From the age of 14 until 45, all women were required to go twice a year to have a gynaecological test. In fact, if you went to the doctor with any other ailment, you were sent to have a check for pregnancy anyway. Of course, if you were pregnant, you were then strictly monitored to make sure that you carried to term. If you suffered a natural miscarriage, you could be taken to court and had to prove your innocence.

Head down, blinkers on, pretend not to see a thing…

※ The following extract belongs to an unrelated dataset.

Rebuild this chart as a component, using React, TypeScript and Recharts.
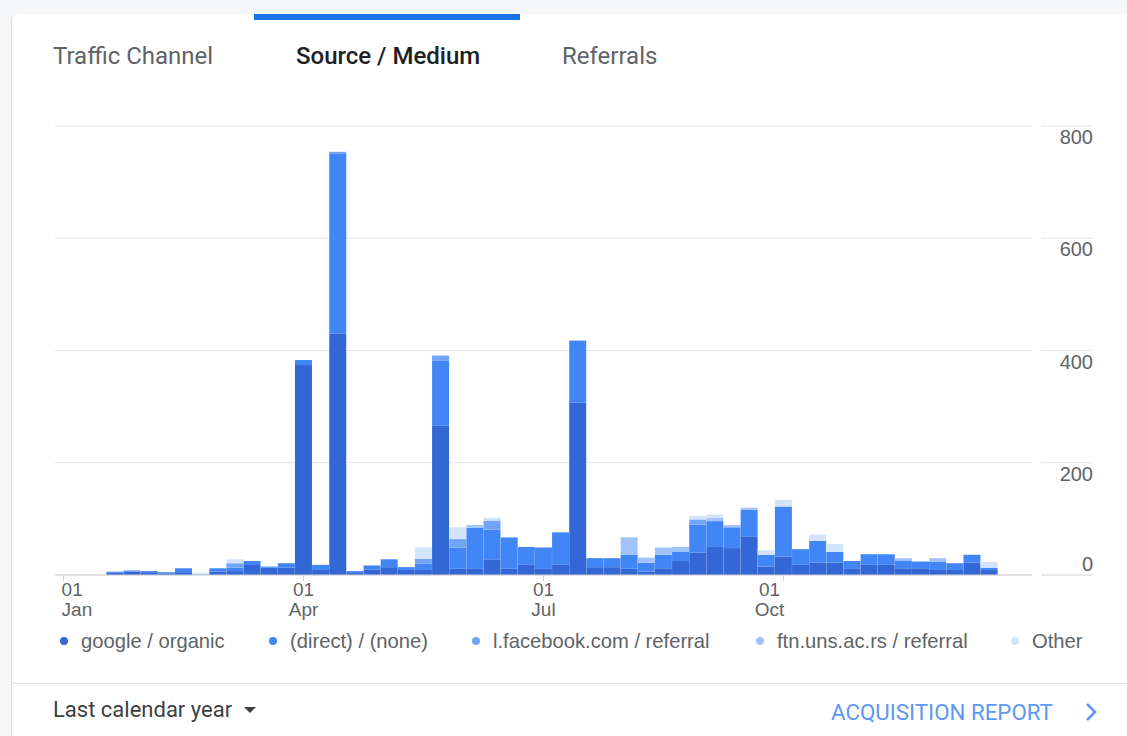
import React from 'react';
import { BarChart, Bar, XAxis, YAxis, CartesianGrid } from 'recharts';

// ---- data ----
const WEEKS = [
  1, 2, 3, 4, 5, 6, 7, 8, 9, 10, 11, 12, 13, 14, 15, 16, 17, 18, 19, 20,
  21, 22, 23, 24, 25, 26, 27, 28, 29, 30, 31, 32, 33, 34, 35, 36, 37, 38, 39, 40,
  41, 42, 43, 44, 45, 46, 47, 48, 49, 50, 51, 52, 53, 54, 55, 56, 57,
];

const GOOGLE_ORGANIC = [
  0, 0, 0, 4, 6, 5, 3, 5, 1, 6, 7, 18, 13, 13, 374, 9, 430, 5, 10, 14,
  9, 9, 266, 11, 12, 28, 11, 18, 12, 18, 307, 14, 14, 11, 6, 12, 25, 40, 50, 48,
  69, 15, 33, 18, 22, 22, 12, 18, 18, 12, 12, 9, 9, 22, 9, 0, 0,
];

const DIRECT_NONE = [
  0, 0, 0, 2, 2, 2, 2, 7, 0, 6, 6, 7, 2, 8, 9, 9, 320, 2, 7, 14,
  5, 11, 116, 38, 72, 53, 56, 32, 37, 58, 110, 16, 16, 25, 16, 24, 16, 50, 46, 37,
  47, 21, 89, 28, 39, 19, 13, 19, 19, 14, 12, 15, 12, 14, 4, 0, 0,
];

const FACEBOOK_REFERRAL = [
  0, 0, 0, 0, 0, 0, 0, 0, 0, 0, 8, 0, 0, 0, 0, 0, 4, 0, 0, 0,
  0, 9, 9, 15, 0, 16, 0, 0, 0, 0, 1, 0, 0, 0, 0, 0, 0, 9, 0, 0,
  0, 0, 0, 0, 0, 0, 0, 0, 0, 0, 0, 0, 0, 0, 0, 0, 0,
];

const FTN_REFERRAL = [
  0, 0, 0, 0, 0, 0, 0, 0, 0, 0, 0, 0, 0, 0, 0, 0, 0, 0, 0, 0,
  0, 0, 0, 0, 5, 0, 0, 0, 0, 0, 0, 0, 0, 31, 9, 13, 9, 0, 6, 4,
  4, 0, 0, 0, 0, 0, 0, 0, 0, 4, 0, 6, 0, 0, 0, 0, 0,
];

const OTHER = [
  0, 0, 0, 0, 0, 0, 0, 0, 3, 0, 7, 0, 0, 0, 0, 0, 0, 0, 0, 0,
  0, 20, 0, 21, 0, 5, 0, 0, 0, 0, 0, 0, 0, 0, 0, 0, 0, 6, 6, 0,
  0, 8, 12, 0, 11, 14, 0, 0, 0, 0, 0, 0, 0, 0, 10, 0, 0,
];

const X_TICK_LABELS: Record<number, string[]> = {
  1: ['01', 'Jan'],
  15: ['01', 'Apr'],
  29: ['01', 'Jul'],
  43: ['01', 'Oct'],
};

const Y_TICKS = [0, 200, 400, 600, 800];

const SERIES = [
  { key: 'google', name: 'google / organic', color: '#3367d6' },
  { key: 'direct', name: '(direct) / (none)', color: '#4285f4' },
  { key: 'facebook', name: 'l.facebook.com / referral', color: '#72a4f7' },
  { key: 'ftn', name: 'ftn.uns.ac.rs / referral', color: '#a1c2fa' },
  { key: 'other', name: 'Other', color: '#d2e3fc' },
];

const TABS = ['Traffic Channel', 'Source / Medium', 'Referrals'];
const ACTIVE_TAB = 1;
const DATE_RANGE = 'Last calendar year';
const REPORT_LINK = 'ACQUISITION REPORT';

// layout (pixel positions of legend items and tabs)
const LEGEND_LEFT = [60, 269, 472, 756, 1011];
const TAB_LEFT = [53, 296, 562];

const data = WEEKS.map((w, i) => ({
  week: w,
  google: GOOGLE_ORGANIC[i],
  direct: DIRECT_NONE[i],
  facebook: FACEBOOK_REFERRAL[i],
  ftn: FTN_REFERRAL[i],
  other: OTHER[i],
}));

const AXIS_FONT = '"Liberation Sans", Arial, sans-serif';
const UI_FONT = 'Roboto, "Noto Sans", sans-serif';

const XTick = (props: any) => {
  const { x, y, payload, index } = props;
  const lab = X_TICK_LABELS[payload.value];
  if (!lab) return null;
  const first = index === 0;
  const shift = payload.value === 43 ? -14 : 0;
  const tx = first ? x - 2 : x + shift;
  const anchor = first ? 'start' : 'middle';
  return (
    <g>
      <line x1={x} x2={x} y1={y} y2={y + 6} stroke="#d0d0d0" strokeWidth={1} />
      <text x={tx} y={y + 21} textAnchor={anchor} fill="#5f6368" fontSize={19} fontFamily={AXIS_FONT}>
        {lab[0]}
      </text>
      <text x={tx} y={y + 41} textAnchor={anchor} fill="#5f6368" fontSize={19} fontFamily={AXIS_FONT}>
        {lab[1]}
      </text>
    </g>
  );
};

const YTick = (props: any) => {
  const { x, y, payload } = props;
  const isZero = payload.value === 0;
  return (
    <g>
      <line x1={x + 9} x2={x + 60} y1={y} y2={y} stroke={isZero ? '#d0d0d0' : '#e6e6e6'} strokeWidth={1} />
      <text
        x={x + 61}
        y={isZero ? y - 4 : y + 18}
        textAnchor="end"
        fill="#5f6368"
        fontSize={20}
        fontFamily={AXIS_FONT}
      >
        {payload.value}
      </text>
    </g>
  );
};

export default function App() {
  return (
    <div
      style={{
        position: 'absolute',
        left: 0,
        top: 0,
        width: 1127,
        height: 736,
        overflow: 'hidden',
        background: '#f5f6f7',
      }}
    >
      {/* card */}
      <div
        style={{
          position: 'absolute',
          left: 11,
          top: 14,
          width: 1130,
          height: 730,
          background: '#ffffff',
          borderLeft: '1px solid #dadce0',
          borderTopLeftRadius: 6,
        }}
      />
      {/* active tab indicator */}
      <div
        style={{
          position: 'absolute',
          left: 254,
          top: 14,
          width: 266,
          height: 6,
          background: '#1a73e8',
        }}
      />
      {/* tabs */}
      {TABS.map((t, i) => (
        <div
          key={t}
          style={{
            position: 'absolute',
            left: TAB_LEFT[i],
            top: 43,
            lineHeight: '26px',
            fontSize: 24,
            fontFamily: UI_FONT,
            fontWeight: i === ACTIVE_TAB ? 500 : 400,
            color: i === ACTIVE_TAB ? '#202124' : '#5f6368',
            whiteSpace: 'nowrap',
          }}
        >
          {t}
        </div>
      ))}

      <div style={{ position: 'absolute', left: 0, top: 0 }}>
        <BarChart
          width={1127}
          height={736}
          data={data}
          margin={{ top: 126, right: 0, left: 55, bottom: 101 }}
          barCategoryGap={0}
          barGap={0}
        >
          <CartesianGrid vertical={false} stroke="#e6e6e6" strokeWidth={1} />
          <XAxis
            dataKey="week"
            interval={0}
            height={60}
            tickSize={0}
            tickMargin={0}
            tickLine={false}
            axisLine={{ stroke: '#d0d0d0' }}
            tick={<XTick />}
          />
          <YAxis
            orientation="right"
            width={95}
            domain={[0, 800]}
            ticks={Y_TICKS}
            tickSize={0}
            tickMargin={0}
            axisLine={false}
            tickLine={false}
            tick={<YTick />}
          />
          {SERIES.map((s) => (
            <Bar
              key={s.key}
              dataKey={s.key}
              name={s.name}
              stackId="a"
              fill={s.color}
              isAnimationActive={false}
            />
          ))}
        </BarChart>
      </div>

      {/* legend */}
      {SERIES.map((s, i) => (
        <div
          key={s.key}
          style={{
            position: 'absolute',
            left: LEGEND_LEFT[i],
            top: 628,
            display: 'flex',
            alignItems: 'center',
            whiteSpace: 'nowrap',
            fontFamily: AXIS_FONT,
            fontSize: 20.2,
            color: '#5f6368',
            lineHeight: '26px',
          }}
        >
          <span
            style={{
              display: 'inline-block',
              width: 8,
              height: 8,
              borderRadius: 4,
              background: s.color,
              marginRight: 13,
            }}
          />
          <span>{s.name}</span>
        </div>
      ))}

      {/* footer separator */}
      <div
        style={{
          position: 'absolute',
          left: 12,
          top: 683,
          width: 1120,
          height: 1,
          background: '#e0e0e0',
        }}
      />
      {/* date range */}
      <div
        style={{
          position: 'absolute',
          left: 53,
          top: 696,
          lineHeight: '28px',
          fontSize: 22,
          fontFamily: UI_FONT,
          color: '#3c4043',
          whiteSpace: 'nowrap',
          display: 'flex',
          alignItems: 'center',
        }}
      >
        <span>{DATE_RANGE}</span>
        <svg width={16} height={10} style={{ marginLeft: 11 }}>
          <polygon points="1,2 13,2 7,8" fill="#3c4043" />
        </svg>
      </div>
      {/* report link */}
      <div
        style={{
          position: 'absolute',
          left: 831,
          top: 698,
          lineHeight: '28px',
          fontSize: 22.3,
          fontFamily: UI_FONT,
          color: '#5e97f6',
          whiteSpace: 'nowrap',
        }}
      >
        {REPORT_LINK}
      </div>
      <svg
        width={20}
        height={24}
        style={{ position: 'absolute', left: 1082, top: 700 }}
      >
        <polyline
          points="5,4 13,12 5,20"
          fill="none"
          stroke="#5e97f6"
          strokeWidth={2.6}
        />
      </svg>
    </div>
  );
}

So that is the general picture. We all knew someone who had suffered from this law. A family friend who was a nurse was constantly persecuted and questioned, although she had only once referred a woman who fitted the legal criteria for an abortion. The wife of another friend, who was a talented professional singer, died following an infection after an illegal abortion and left behind two young children. (The reason I mention her profession is because there was the mistaken belief that only the poor were subjected to these harsh conditions, but it affected everyone.) Two of my classmates were forced to marry in the final year of high school when she could no longer disguise her pregnancy, but their child was born with severe birth defects and died less than a year later. Their marriage only lasted two years.

So there was suffering by proxy and also the direct experience. I was 14 when I returned to Romania and had barely ever kissed a boy, let alone had sex. Yet there I was, obliged to go through the rough handling by (always male, as far as I can remember) doctors. I will never forget my first time there, which marked the end of any trusting relationship with my mother.

Pioneers and Falcons, the glorious future of the Socialist Republic of Romania, archive image from latrecut.ro

I had scoliosis, but before I could get a referral for physiotherapy, I had to undergo the obligatory gyno-examination. A whole generation of doctors had not used contraceptives for 20 years, so they were very ignorant about anything to do with birth control or even developments in female sanitary products. Sanitary pads and tampons were not available in Romania until after the fall of the Wall, so the brash middle-aged gynaecologist had no idea that I was using Tampax or what effect it might have on the female anatomy. Of course, he didn’t bother to ask any questions, although I was so young.

So, after much prodding and shaking of the head, he turned and said to my mother: ‘So… she’s been a bit of a naughty girl, hasn’t she? No longer a virgin, I can see…’

The most painful part about this is that, despite all my protests, despite all of the evidence to the contrary, my mother (who has an almost grovelling belief in the infallible god-like nature of doctors) believed him and lost faith in me that very day. Everything that followed, all the policing and monitoring, shaming and punishing, reading of diaries and interference in my private life even after I left home has come about as a direct consequence of that day.

It’s very difficult for me to talk about these things, even though I believe we should never forget the mistakes of the past if we want to build a more humane future. Alas, I don’t think I have many illusions left that personal stories give us an insight or change people’s minds. Even celebrity stories are just there for titillation and tut-tutting.

But fiction can. Especially when it is well-written. If the book and the TV series The Handmaid’s Tale can alert those who have not lived through this trauma to fight against such extremism, they will have done their job. Even if I cannot watch it to the end.

I’ve just been made aware there is a documentary about abortion policy in Romania, directed by Florin Iepan.